Yesterday, I made an amateur mistake in the world of adultism. It was pay day, and that morning, upon logging into our bank account online, I transferred our traditional amount to “savings” and to “house savings”. I then complimented myself on the upward trend our accounts have shown these past few months. Wow! I thought to myself. Saving really pays off. It doesn’t matter that as a teacher and an environmentalist we made diddly-squat. With the wonderful budgeting plan I’ve created, we’re doing just great. I gave myself a nice pat on the back, and began fantasizing about the vacations we’d be able to take, the couch we could buy, and the dates we’d be able to afford in the future.
Then, approximately four hours later, I got an email from B:
…upon pulling out of my parking space at the site a belt fell off of my engine (it wasn’t broken) so I have been trying to find a place close by to take it, I found a place really close that I am going to drop it off at…

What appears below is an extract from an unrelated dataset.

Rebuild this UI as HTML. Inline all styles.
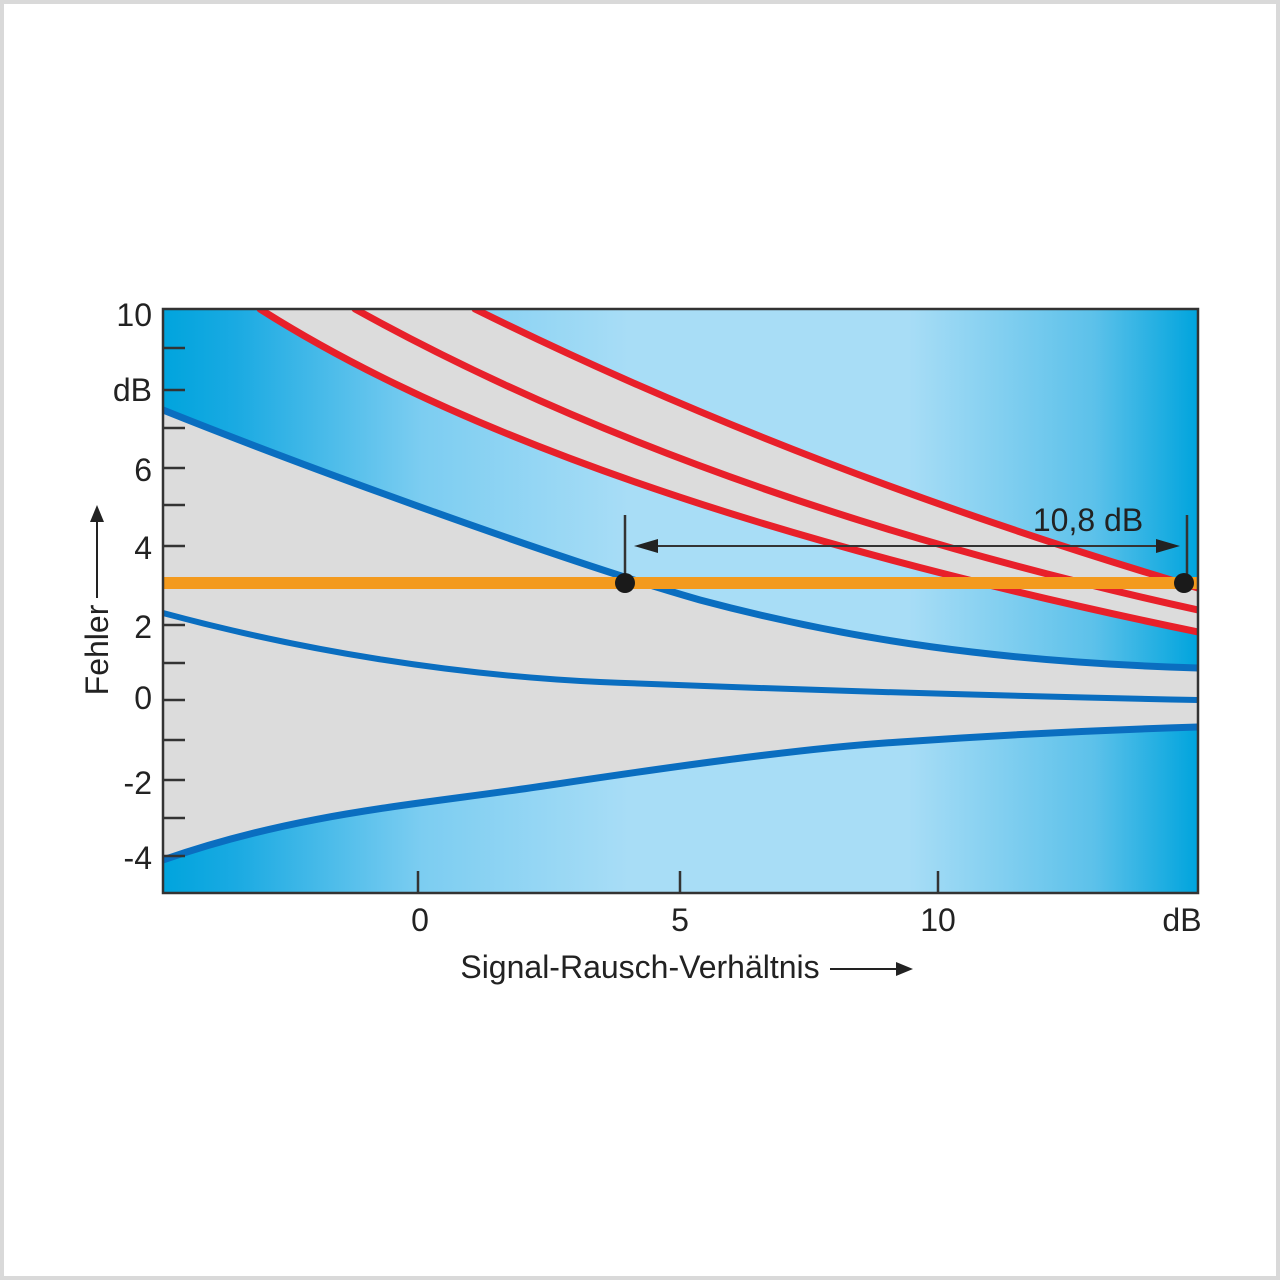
<!DOCTYPE html>
<html><head><style>
html,body{margin:0;padding:0;background:#fff}
</style></head><body>
<svg width="1280" height="1280" viewBox="0 0 1280 1280" xmlns="http://www.w3.org/2000/svg" font-family="Liberation Sans Narrow, Liberation Sans, sans-serif">
<defs>
<linearGradient id="bg" x1="163" y1="0" x2="1198" y2="0" gradientUnits="userSpaceOnUse">
<stop offset="0" stop-color="#00a4dd"/>
<stop offset="0.07" stop-color="#1aaae2"/>
<stop offset="0.25" stop-color="#7ccdf1"/>
<stop offset="0.45" stop-color="#a8ddf6"/>
<stop offset="0.72" stop-color="#a8ddf6"/>
<stop offset="0.9" stop-color="#5cc1ea"/>
<stop offset="1" stop-color="#00a4dd"/>
</linearGradient>
<clipPath id="c"><rect x="163" y="309" width="1035" height="584"/></clipPath>
</defs>
<rect x="2" y="2" width="1276" height="1276" fill="#fff" stroke="#d9d9d9" stroke-width="4"/>
<rect x="163" y="309" width="1035" height="584" fill="url(#bg)"/>
<g clip-path="url(#c)">
<path fill="#dcdcdc" d="M163,410 C300,465 560,560 700,600 C850,640 1000,662 1198,668 L1198,727 C1100,730 1000,735 900,742 C800,748 650,770 550,785 C418,805 300,812 163,860 Z"/>
<path fill="#dcdcdc" d="M260,309 Q560,500 1198,632 L1198,588 Q800,470 475,309 Z"/>
<g fill="none" stroke-linejoin="round" stroke-linecap="round">
<path stroke="#e8202a" stroke-width="7" d="M260,309 Q560,500 1198,632"/>
<path stroke="#e8202a" stroke-width="7" d="M355,309 Q700,500 1198,610"/>
<path stroke="#e8202a" stroke-width="7" d="M475,309 Q800,470 1198,588"/>
<path stroke="#0a6ec0" stroke-width="7" d="M163,410 C300,465 560,560 700,600 C850,640 1000,662 1198,668"/>
<path stroke="#0a6ec0" stroke-width="6" d="M163,613 C300,650 450,675 600,682 C800,690 1000,696 1198,700"/>
<path stroke="#0a6ec0" stroke-width="7" d="M163,860 C300,812 418,805 550,785 C650,770 800,748 900,742 C1000,735 1100,730 1198,727"/>
</g>
<rect x="163" y="577" width="1035" height="12" fill="#f39a1e"/>
</g>
<rect x="163" y="309" width="1035" height="584" fill="none" stroke="#333" stroke-width="2.5"/>
<g stroke="#333" stroke-width="2.5">
<line x1="163" y1="348" x2="185" y2="348"/><line x1="163" y1="390" x2="185" y2="390"/>
<line x1="163" y1="428" x2="185" y2="428"/><line x1="163" y1="468" x2="185" y2="468"/>
<line x1="163" y1="505" x2="185" y2="505"/><line x1="163" y1="546" x2="185" y2="546"/>
<line x1="163" y1="625" x2="185" y2="625"/><line x1="163" y1="663" x2="185" y2="663"/>
<line x1="163" y1="700" x2="185" y2="700"/><line x1="163" y1="740" x2="185" y2="740"/>
<line x1="163" y1="780" x2="185" y2="780"/><line x1="163" y1="818" x2="185" y2="818"/>
<line x1="163" y1="856" x2="185" y2="856"/>
<line x1="418" y1="871" x2="418" y2="893"/><line x1="680" y1="871" x2="680" y2="893"/>
<line x1="938" y1="871" x2="938" y2="893"/>
<line x1="625" y1="515" x2="625" y2="583"/><line x1="1187" y1="515" x2="1187" y2="583"/>
<line x1="640" y1="546" x2="1170" y2="546" stroke-width="2"/>
</g>
<polygon points="634,546 658,539 658,553" fill="#222"/>
<polygon points="1180,546 1156,539 1156,553" fill="#222"/>
<circle cx="625" cy="583" r="10" fill="#1a1a1a"/>
<circle cx="1184" cy="583" r="10" fill="#1a1a1a"/>
<g fill="#222" font-size="32" text-anchor="end">
<text x="152" y="326">10</text><text x="152" y="401">dB</text>
<text x="152" y="481">6</text><text x="152" y="559">4</text>
<text x="152" y="638">2</text><text x="152" y="709">0</text>
<text x="152" y="794">-2</text><text x="152" y="869">-4</text>
</g>
<g fill="#222" font-size="32" text-anchor="middle">
<text x="420" y="931">0</text><text x="680" y="931">5</text>
<text x="938" y="931">10</text><text x="1182" y="931">dB</text>
<text x="1088" y="531">10,8 dB</text>
<text x="640" y="978">Signal-Rausch-Verhältnis</text>
</g>
<line x1="830" y1="969" x2="900" y2="969" stroke="#222" stroke-width="2"/>
<polygon points="913,969 896,962 896,976" fill="#222"/>
<text x="0" y="0" font-size="32" fill="#222" text-anchor="middle" transform="translate(108,650) rotate(-90)">Fehler</text>
<line x1="97" y1="598" x2="97" y2="520" stroke="#222" stroke-width="2"/>
<polygon points="97,505 90,522 104,522" fill="#222"/>
</svg>
</body></html>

Not broken! I thought. That’s a good sign. I’ll bet they can just pop that sucker right back into place. I went on with my day, not thinking about this simple car issue.
Then I received this email:
…I talked to the car people. And apparently there is a part that keeps the belt on that broke and they quoted me at $2,494,382…
(Okay, it wasn’t $2,494,382, but it was a lot.)
Sigh. That’s what I get for intro-bragging about our bank account. I suppose that’s what savings are for, but really? A belt-keeper-on-er instead of a fabulous vacation, couch, or date night? Blech.
Now I’m wondering if this phenomenon works in reverse. If tomorrow I fire up the online banking system and think, Gee, we are just plain broke, will the Gods of Finance rain great wealth upon our heads? I can only hope.